How is this implemented under the hood?
You might already guess that it might copy the first list into an entirely new one and then append the element. This is a valid option to implement, but it is very inefficient. These operations need to be implemented using fewer modifications and sharing as much as possible. Since all instances are effectively immutable it is safe to share the structure. This technique is also called structural sharing. Let’s reverse-engineer the code to better understand how this is implemented in the List class by starting with the of method
public static <T> List<T> of(T... elements) {
Objects.requireNonNull(elements, "elements is null");
List<T> result = Nil.instance();
for (int i = elements.length - 1; i >= 0; i--) {
result = result.prepend(elements[i]);
}
return result;
}
The list is an abstract class.
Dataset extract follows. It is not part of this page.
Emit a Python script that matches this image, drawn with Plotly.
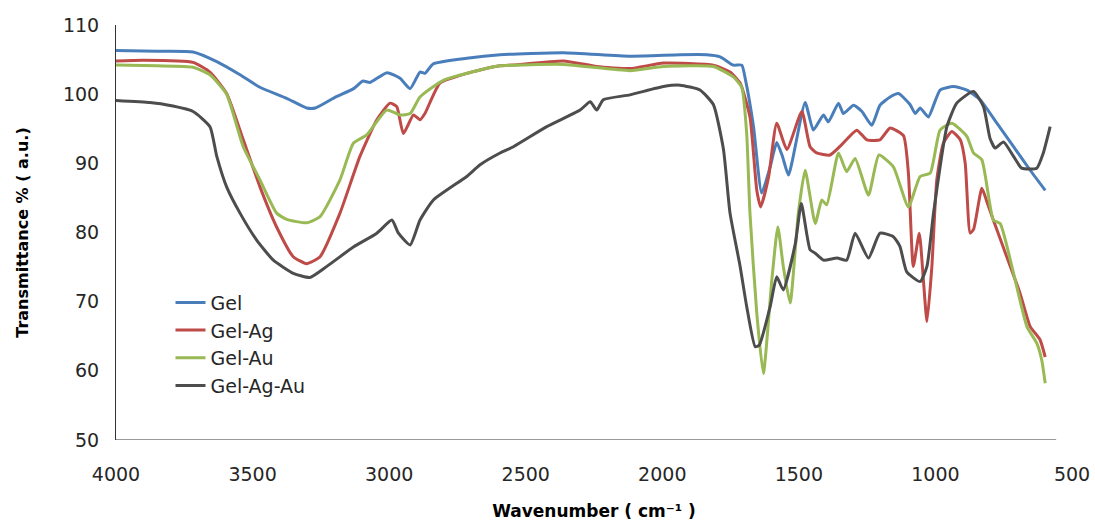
import plotly.graph_objects as go

# ---- data (wavenumber cm-1, transmittance %) ----
gel_x = [4000, 3850, 3718, 3631, 3546, 3473, 3375, 3302, 3270, 3200, 3130, 3096, 3070, 3008, 2960, 2923,
         2887, 2869, 2838, 2716, 2594, 2362, 2118, 1935, 1837, 1788, 1740, 1709, 1695, 1666, 1636, 1605,
         1581, 1560, 1538, 1477, 1447, 1410, 1392, 1355, 1337, 1300, 1269, 1233, 1203, 1166, 1135, 1093,
         1074, 1056, 1026, 983, 934, 885, 836, 775, 714, 653, 598]
gel_y = [106.3, 106.2, 106.1, 104.7, 102.8, 101.0, 99.4, 98.0, 98.0, 99.5, 100.8, 101.9, 101.7, 103.1, 102.3, 100.8,
         103.2, 103.0, 104.4, 105.2, 105.7, 106.0, 105.5, 105.7, 105.7, 105.4, 104.2, 104.2, 102.0, 95.3, 85.7, 89.5,
         93.0, 91.0, 88.3, 98.8, 94.8, 97.0, 96.0, 98.7, 97.2, 98.4, 97.5, 95.5, 98.4, 99.6, 100.1, 98.5,
         97.2, 98.0, 96.7, 100.6, 101.1, 100.6, 99.2, 95.8, 92.4, 89.0, 86.1]

ag_x = [4000, 3900, 3718, 3656, 3595, 3534, 3473, 3412, 3351, 3302, 3253, 3180, 3107, 3045, 2997, 2972,
        2948, 2911, 2887, 2869, 2814, 2716, 2667, 2594, 2545, 2362, 2240, 2118, 1996, 1813, 1752, 1715,
        1679, 1654, 1640, 1611, 1581, 1544, 1489, 1459, 1435, 1386, 1343, 1288, 1251, 1203, 1166, 1117,
        1099, 1081, 1059, 1044, 1031, 1013, 995, 971, 940, 909, 891, 873, 860, 830, 812, 788, 739, 690,
        653, 617, 598]
ag_y = [104.8, 104.9, 104.6, 103.2, 100.1, 93.4, 86.6, 80.8, 76.5, 75.5, 76.5, 82.8, 91.0, 96.3, 98.7, 98.2,
        94.3, 97.0, 96.3, 97.2, 101.6, 103.0, 103.5, 104.1, 104.2, 104.8, 104.0, 103.7, 104.5, 104.2, 103.2, 101.6,
        96.7, 86.1, 83.7, 88.0, 95.8, 92.0, 97.5, 92.4, 91.5, 91.2, 92.7, 94.8, 93.4, 93.4, 95.1, 94.0,
        88.6, 75.1, 79.9, 73.1, 67.1, 75.1, 87.6, 92.9, 94.6, 93.4, 90.0, 79.9, 80.5, 86.4, 84.5, 81.8, 76.5, 71.2,
        66.4, 64.5, 62.0]

au_x = [4000, 3850, 3718, 3656, 3595, 3534, 3473, 3412, 3375, 3302, 3253, 3180, 3131, 3082, 3009, 2960,
        2923, 2887, 2802, 2667, 2594, 2362, 2118, 1996, 1813, 1740, 1709, 1691, 1679, 1654, 1630, 1599,
        1577, 1557, 1532, 1502, 1477, 1440, 1416, 1398, 1355, 1325, 1294, 1245, 1207, 1154, 1099, 1056,
        1019, 983, 940, 885, 861, 830, 788, 763, 714, 665, 629, 611, 598]
au_y = [104.2, 104.1, 103.9, 102.8, 100.0, 92.4, 87.6, 82.8, 81.9, 81.4, 82.3, 87.6, 92.9, 94.1, 97.7, 97.0,
        97.2, 99.6, 102.0, 103.5, 104.1, 104.3, 103.4, 104.0, 104.0, 102.5, 101.0, 94.3, 82.8, 68.3, 59.6, 73.1,
        80.8, 75.1, 69.8, 82.8, 89.0, 81.3, 84.7, 84.0, 91.5, 88.8, 90.7, 85.4, 91.2, 89.5, 83.7, 88.1,
        88.6, 94.8, 95.8, 93.9, 91.5, 90.5, 81.8, 81.3, 74.1, 66.4, 64.0, 61.6, 58.2]

agau_x = [4000, 3876, 3836, 3718, 3656, 3631, 3595, 3546, 3485, 3424, 3351, 3290, 3228, 3131, 3045, 2990,
          2966, 2923, 2887, 2838, 2716, 2667, 2594, 2545, 2423, 2301, 2264, 2240, 2216, 2118, 1996, 1935,
          1862, 1813, 1776, 1752, 1715, 1691, 1660, 1645, 1605, 1581, 1557, 1513, 1491, 1459, 1440, 1410,
          1360, 1325, 1294, 1245, 1203, 1154, 1130, 1105, 1056, 1031, 1007, 958, 922, 861, 824, 800,
          781, 751, 714, 684, 629, 605, 580]
agau_y = [99.1, 98.8, 98.6, 97.5, 95.3, 91.0, 86.6, 82.8, 78.9, 76.0, 74.1, 73.5, 75.1, 77.9, 79.9, 81.8,
          79.9, 78.2, 81.8, 84.7, 88.1, 89.8, 91.5, 92.4, 95.3, 97.7, 98.9, 97.7, 99.2, 99.9, 101.1, 101.3,
          100.6, 98.5, 92.0, 82.8, 75.1, 69.3, 63.5, 63.7, 69.3, 73.6, 71.7, 78.4, 84.2, 77.5, 77.0, 76.0,
          76.3, 76.0, 79.9, 76.3, 79.9, 79.4, 78.0, 74.3, 72.9, 75.1, 82.8, 95.3, 98.7, 100.4, 98.2, 93.6,
          92.2, 93.1, 91.0, 89.3, 89.3, 91.5, 95.3]

series_names = ["Gel", "Gel-Ag", "Gel-Au", "Gel-Ag-Au"]
series_colors = ["#4A7EBB", "#BE4B48", "#98B954", "#4D4D4D"]

x_ticks = [4000, 3500, 3000, 2500, 2000, 1500, 1000, 500]
y_ticks = [50, 60, 70, 80, 90, 100, 110]

FONT = "DejaVu Sans"

fig = go.Figure()
for name, xs, ys, col in zip(series_names, [gel_x, ag_x, au_x, agau_x], [gel_y, ag_y, au_y, agau_y], series_colors):
    fig.add_trace(go.Scatter(x=xs, y=ys, mode="lines", name=name,
                             line=dict(color=col, width=3, shape="spline", smoothing=0.5)))

fig.update_layout(
    width=1095, height=521,
    margin=dict(l=116, r=23, t=25, b=81),
    paper_bgcolor="white", plot_bgcolor="white",
    font=dict(family=FONT, size=19, color="#262626"),
    showlegend=True,
    legend=dict(x=0.057, y=0.377, xanchor="left", yanchor="top",
                bgcolor="rgba(0,0,0,0)", font=dict(size=19, color="#262626"),
                tracegroupgap=0),
    xaxis=dict(range=[4000, 500], tickvals=x_ticks, ticktext=[str(v) for v in x_ticks],
               showgrid=False, zeroline=False, showline=False, ticks="", automargin=False,
               ticklabelstandoff=21,
               title=dict(text="<b>Wavenumber ( cm⁻¹ )</b>", font=dict(size=17, color="#000000"),
                          standoff=21)),
    yaxis=dict(range=[50, 110], tickvals=y_ticks, ticktext=[str(v) for v in y_ticks],
               showgrid=False, zeroline=False, showline=True, linecolor="#333333", linewidth=1,
               ticks="", ticklabelstandoff=12, automargin=False,
               title=dict(text="<b>Transmittance % ( a.u.)</b>", font=dict(size=16, color="#000000"),
                          standoff=30)),
)

fig.add_shape(type="line", xref="x", yref="y", x0=4000, x1=558, y0=50, y1=50,
              line=dict(color="#333333", width=1))

fig.write_html("out.html")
You can see it is prepended data by starting with calling Nil.instance method returned List object. Nil represents the empty result and it uses a singleton pattern because it can be reused in all lists. The prepend method adds the elements to the top, that's why the loop is run in the reverse order.
In the above example, 3 is prepended to Nil object. Let’s understand how the value 3 is represented by checking the prepend method
public final List<T> prepend(T element) {
return new Cons<>(element, this);
}
The actual list implementation with value is the Cons inner class where the basic components to support structural sharing reside. Let’s check the state variable of this class and the constructor.
private final T head;
private final List<T> tail;
private final int length;
private Cons(T head, List<T> tail) {
this.head = head;
this.tail = tail;
this.length = 1 + tail.length();
}
The head is the element that is pretending and the tail is the rest. Length also can be calculated at this point and no need to recalculate since it will remain unchanged. With this knowledge let's visualize how previous versions managed
Now I think it is clearer how structural sharing is implemented more efficiently. To get the more clear let’s consider the update method which updates a value of an index.
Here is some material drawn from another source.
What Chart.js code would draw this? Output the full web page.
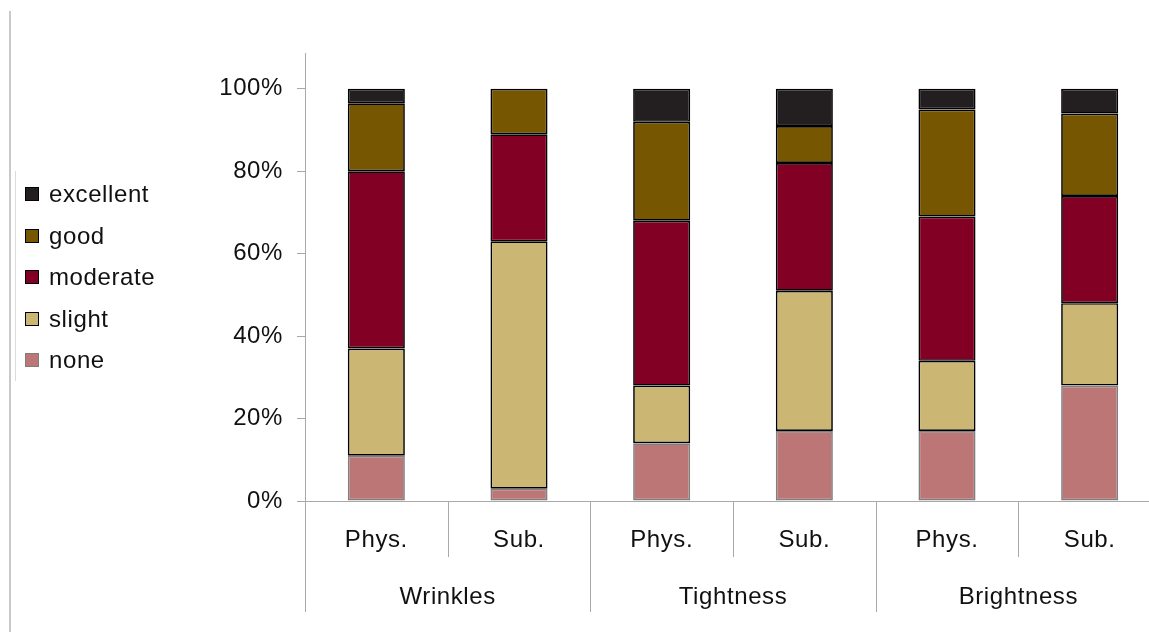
<!DOCTYPE html>
<html>
<head>
<meta charset="utf-8">
<script src="https://cdn.jsdelivr.net/npm/chart.js@4"></script>
<style>
  body { margin: 0; overflow: hidden; background: #fff; font-family: 'Liberation Sans', Arial, sans-serif; }
  #frame { position: absolute; left: 9px; top: 11px; bottom: 0; width: 2px; background: #c9c9c9; }
  #chart-wrap { position: absolute; left: 0; top: 0; width: 1170px; height: 632px; }
  #legend { position: absolute; left: 15px; top: 171px; height: 210px; border-left: 1.5px solid #dcdcdc; }
  .leg-item { position: absolute; left: 9px; height: 30px; white-space: nowrap; font-size: 24px; letter-spacing: 0.6px; color: #111; }
  .leg-box { position: absolute; left: 0; top: 7px; width: 12px; height: 12px; border: 1.8px solid #000; }
  .leg-text { position: absolute; left: 24px; top: 0; }
</style>
</head>
<body>
<div id="frame"></div>
<div id="chart-wrap"><canvas id="chart"></canvas></div>
<div id="legend"></div>
<script>
const categories = ['Phys.', 'Sub.', 'Phys.', 'Sub.', 'Phys.', 'Sub.'];
const groupLabels = ['Wrinkles', 'Tightness', 'Brightness'];
const yTicks = [0, 20, 40, 60, 80, 100];

const noneVals      = [11, 3, 14, 17, 17, 28];
const slightVals    = [26, 60, 14, 34, 17, 20];
const moderateVals  = [43, 26, 40, 31, 35, 26];
const goodVals      = [16.5, 11, 24, 9, 26, 20];
const excellentVals = [3.5, 0, 8, 9, 5, 6];

const FONT = "'Liberation Sans', Arial, sans-serif";
const AXIS_GRAY = '#a9a9a9';
const SPACING = '0.6px';

function ds(label, data, color, border) {
    return {
        label, data,
        backgroundColor: color,
        borderColor: border,
        borderWidth: 1.7,
        borderSkipped: false,
        barPercentage: 0.4,
        categoryPercentage: 1
    };
}

// separators below the category axis + group names
const groupAxis = {
    id: 'groupAxis',
    afterDraw(chart) {
        const x = chart.scales.x;
        const ctx = chart.ctx;
        const n = categories.length;
        const per = n / groupLabels.length;
        const edge = i => {
            if (i === 0) return x.left;
            if (i === n) return x.right;
            return (x.getPixelForTick(i - 1) + x.getPixelForTick(i)) / 2;
        };
        const y0 = x.top;
        ctx.save();
        ctx.strokeStyle = AXIS_GRAY;
        ctx.lineWidth = 1;
        for (let i = 0; i <= n; i++) {
            const px = Math.round(edge(i)) + 0.5;
            const len = (i % per === 0) ? 111 : 56;
            ctx.beginPath();
            ctx.moveTo(px, y0);
            ctx.lineTo(px, y0 + len);
            ctx.stroke();
        }
        ctx.fillStyle = '#111';
        ctx.font = '24px ' + FONT;
        ctx.letterSpacing = SPACING;
        ctx.textAlign = 'center';
        ctx.textBaseline = 'alphabetic';
        groupLabels.forEach((g, gi) => {
            const cx = (edge(gi * per) + edge((gi + 1) * per)) / 2;
            ctx.fillText(g, cx, y0 + 102.5);
        });
        ctx.restore();
    }
};

const spacing = {
    id: 'spacing',
    beforeInit(chart) { chart.ctx.letterSpacing = SPACING; },
    beforeDraw(chart) { chart.ctx.letterSpacing = SPACING; }
};

const chart = new Chart(document.getElementById('chart'), {
    type: 'bar',
    data: {
        labels: categories,
        datasets: [
            ds('none', noneVals, '#bd7676', '#7f7f7f'),
            ds('slight', slightVals, '#cbb674', '#000'),
            ds('moderate', moderateVals, '#820024', '#000'),
            ds('good', goodVals, '#765600', '#000'),
            ds('excellent', excellentVals, '#231f20', '#000')
        ]
    },
    options: {
        responsive: true,
        maintainAspectRatio: false,
        animation: false,
        layout: { padding: { left: 0, right: 9, top: 53, bottom: 0 } },
        plugins: { legend: { display: false }, tooltip: { enabled: false } },
        scales: {
            x: {
                stacked: true,
                grid: { display: true, drawOnChartArea: false, drawTicks: false },
                border: { color: AXIS_GRAY, width: 1 },
                ticks: { color: '#111', font: { size: 24, family: FONT }, padding: 25, maxRotation: 0, autoSkip: false },
                afterFit(s) { s.height = 131; }
            },
            y: {
                stacked: true,
                min: 0,
                max: 108.7,
                afterBuildTicks(s) { s.ticks = yTicks.map(v => ({ value: v })); },
                grid: { drawOnChartArea: false, drawTicks: true, tickLength: 8, color: AXIS_GRAY },
                border: { color: AXIS_GRAY, width: 1 },
                ticks: { color: '#111', font: { size: 24, family: FONT }, padding: 14, callback: v => v + '%' },
                afterFit(s) { s.width = 305; }
            }
        }
    },
    plugins: [spacing, groupAxis]
});

// legend, top-down in reverse stacking order
const legend = document.getElementById('legend');
const itemTops = [9, 51, 92, 134, 175];
chart.data.datasets.slice().reverse().forEach((d, i) => {
    const item = document.createElement('div');
    item.className = 'leg-item';
    item.style.top = itemTops[i] + 'px';
    item.innerHTML = `<span class="leg-box" style="background:${d.backgroundColor};border-color:${d.borderColor}"></span><span class="leg-text">${d.label}</span>`;
    legend.appendChild(item);
});
</script>
</body>
</html>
public final List<T> update(int index, T element) {
if (isEmpty()) {
throw new IndexOutOfBoundsException("update(" + index + ", e) on Nil");
}
if (index < 0) {
throw new IndexOutOfBoundsException("update(" + index + ", e)");
}
List<T> preceding = Nil.instance();
List<T> tail = this;
for (int i = index; i > 0; i--, tail = tail.tail()) {
if (tail.isEmpty()) {
throw new IndexOutOfBoundsException("update(" + index + ", e) on List of length " + length());
}
preceding = preceding.prepend(tail.head());
}
if (tail.isEmpty()) {
throw new IndexOutOfBoundsException("update(" + index + ", e) on List of length " + length());
}
// skip the current head element because it is replaced
List<T> result = tail.tail().prepend(element);
for (T next : preceding) {
result = result.prepend(next);
}
return result;
}
I hope you can understand the code but let’s visualise it with an example.
I will stop here. There are lots of methods available and you can examine them. The list is a bit straightforward but implementations like map can be more complex, so it is always best to use a battle-tested library like VAVR if you need persistent data structures.
In the above example, you might already notice the fact that the append method is more costly. But the thing is although such operation cost is high once you perform such an operation you can cache the results and reuse them. Anyway, these have slightly more performance overhead but might be useful in some cases like highly concurrent applications. So add this knowledge also to your bag of tools and use it if you think that they are worth the use.
If you are using more functional languages like Clojure and Scala these are normally baked into the language. So I thought it is better to know these concepts even if we never use them.